[start of DATA]

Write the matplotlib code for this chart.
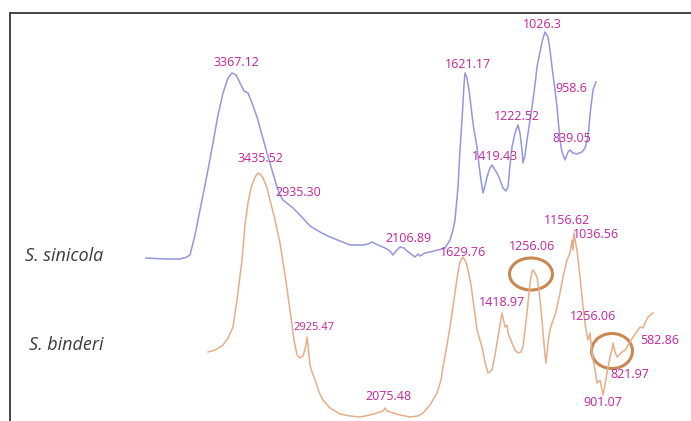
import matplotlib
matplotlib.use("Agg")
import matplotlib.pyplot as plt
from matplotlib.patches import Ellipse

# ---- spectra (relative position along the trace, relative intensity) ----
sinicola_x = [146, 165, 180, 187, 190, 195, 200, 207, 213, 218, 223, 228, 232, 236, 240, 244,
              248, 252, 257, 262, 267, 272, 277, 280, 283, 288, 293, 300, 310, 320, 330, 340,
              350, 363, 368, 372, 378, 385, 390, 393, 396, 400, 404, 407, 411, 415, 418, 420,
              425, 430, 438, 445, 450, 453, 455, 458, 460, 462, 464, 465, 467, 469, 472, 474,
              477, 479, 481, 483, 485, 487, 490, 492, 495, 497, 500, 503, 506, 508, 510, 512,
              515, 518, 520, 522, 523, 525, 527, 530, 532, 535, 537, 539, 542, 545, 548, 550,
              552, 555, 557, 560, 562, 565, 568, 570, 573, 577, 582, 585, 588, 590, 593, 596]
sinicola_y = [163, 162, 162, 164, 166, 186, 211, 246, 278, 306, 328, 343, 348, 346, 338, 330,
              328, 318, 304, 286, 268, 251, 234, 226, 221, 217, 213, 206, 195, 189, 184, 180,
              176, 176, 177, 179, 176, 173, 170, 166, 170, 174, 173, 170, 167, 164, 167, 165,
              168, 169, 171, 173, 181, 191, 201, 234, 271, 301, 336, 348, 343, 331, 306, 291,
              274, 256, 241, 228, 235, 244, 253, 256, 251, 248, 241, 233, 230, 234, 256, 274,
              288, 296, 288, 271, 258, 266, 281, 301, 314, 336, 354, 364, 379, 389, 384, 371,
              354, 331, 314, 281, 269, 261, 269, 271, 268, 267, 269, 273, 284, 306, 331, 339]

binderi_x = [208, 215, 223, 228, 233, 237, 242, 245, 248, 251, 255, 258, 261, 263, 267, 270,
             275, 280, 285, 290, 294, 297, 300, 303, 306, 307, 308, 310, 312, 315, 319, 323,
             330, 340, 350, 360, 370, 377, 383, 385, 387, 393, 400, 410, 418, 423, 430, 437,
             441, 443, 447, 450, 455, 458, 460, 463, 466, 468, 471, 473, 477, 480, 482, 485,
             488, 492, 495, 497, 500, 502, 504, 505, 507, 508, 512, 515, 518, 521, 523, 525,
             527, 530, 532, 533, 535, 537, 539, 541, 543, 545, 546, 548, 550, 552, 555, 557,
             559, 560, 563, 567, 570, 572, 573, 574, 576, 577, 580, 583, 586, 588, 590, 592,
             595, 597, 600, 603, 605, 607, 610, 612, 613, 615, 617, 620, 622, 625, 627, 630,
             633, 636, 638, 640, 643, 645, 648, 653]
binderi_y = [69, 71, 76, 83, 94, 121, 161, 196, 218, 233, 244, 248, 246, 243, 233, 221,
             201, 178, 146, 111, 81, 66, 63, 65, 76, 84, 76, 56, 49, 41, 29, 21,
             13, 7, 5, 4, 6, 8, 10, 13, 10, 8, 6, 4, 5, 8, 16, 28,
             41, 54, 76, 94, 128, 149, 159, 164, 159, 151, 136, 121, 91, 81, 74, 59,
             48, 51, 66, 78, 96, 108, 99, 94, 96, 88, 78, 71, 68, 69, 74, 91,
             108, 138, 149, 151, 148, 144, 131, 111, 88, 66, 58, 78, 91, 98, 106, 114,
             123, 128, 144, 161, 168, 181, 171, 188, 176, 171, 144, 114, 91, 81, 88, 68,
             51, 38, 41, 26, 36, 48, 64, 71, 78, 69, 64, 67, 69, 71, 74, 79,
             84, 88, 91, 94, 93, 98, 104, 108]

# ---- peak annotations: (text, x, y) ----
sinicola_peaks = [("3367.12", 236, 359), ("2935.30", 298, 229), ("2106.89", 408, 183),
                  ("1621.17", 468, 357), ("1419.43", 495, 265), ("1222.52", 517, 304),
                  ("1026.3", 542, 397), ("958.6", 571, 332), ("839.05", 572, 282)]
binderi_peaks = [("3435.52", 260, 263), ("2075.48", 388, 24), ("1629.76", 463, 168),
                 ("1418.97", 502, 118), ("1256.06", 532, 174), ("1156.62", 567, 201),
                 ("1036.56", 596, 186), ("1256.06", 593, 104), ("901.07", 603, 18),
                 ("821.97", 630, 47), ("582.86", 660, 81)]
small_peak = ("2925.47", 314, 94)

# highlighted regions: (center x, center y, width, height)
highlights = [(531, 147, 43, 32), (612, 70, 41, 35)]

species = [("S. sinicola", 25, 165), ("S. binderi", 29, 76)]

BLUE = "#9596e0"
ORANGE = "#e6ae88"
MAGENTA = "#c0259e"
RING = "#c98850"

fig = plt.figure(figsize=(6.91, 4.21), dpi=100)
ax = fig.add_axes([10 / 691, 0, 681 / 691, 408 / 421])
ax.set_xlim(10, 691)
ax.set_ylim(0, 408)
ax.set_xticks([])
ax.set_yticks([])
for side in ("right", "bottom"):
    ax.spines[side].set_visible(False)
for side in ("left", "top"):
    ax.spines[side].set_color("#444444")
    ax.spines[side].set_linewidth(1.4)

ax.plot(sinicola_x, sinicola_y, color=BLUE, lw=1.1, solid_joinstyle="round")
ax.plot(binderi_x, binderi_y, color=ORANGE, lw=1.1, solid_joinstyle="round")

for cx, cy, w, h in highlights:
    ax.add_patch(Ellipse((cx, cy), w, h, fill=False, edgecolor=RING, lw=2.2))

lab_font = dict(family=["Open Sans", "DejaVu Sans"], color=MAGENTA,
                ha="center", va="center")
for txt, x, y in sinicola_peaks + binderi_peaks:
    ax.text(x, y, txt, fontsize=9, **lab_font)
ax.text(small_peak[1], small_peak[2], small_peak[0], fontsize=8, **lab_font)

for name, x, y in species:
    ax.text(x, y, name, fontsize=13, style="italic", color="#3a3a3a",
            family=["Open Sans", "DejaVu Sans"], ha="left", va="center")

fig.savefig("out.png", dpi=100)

[end of DATA]

(AIM) Set the lines above down again, word for word, from the first through the one containing "from matplotlib.patches import Ellipse"; pictures excluded.

(TASK RESULT)
Write the matplotlib code for this chart.
import matplotlib
matplotlib.use("Agg")
import matplotlib.pyplot as plt
from matplotlib.patches import Ellipse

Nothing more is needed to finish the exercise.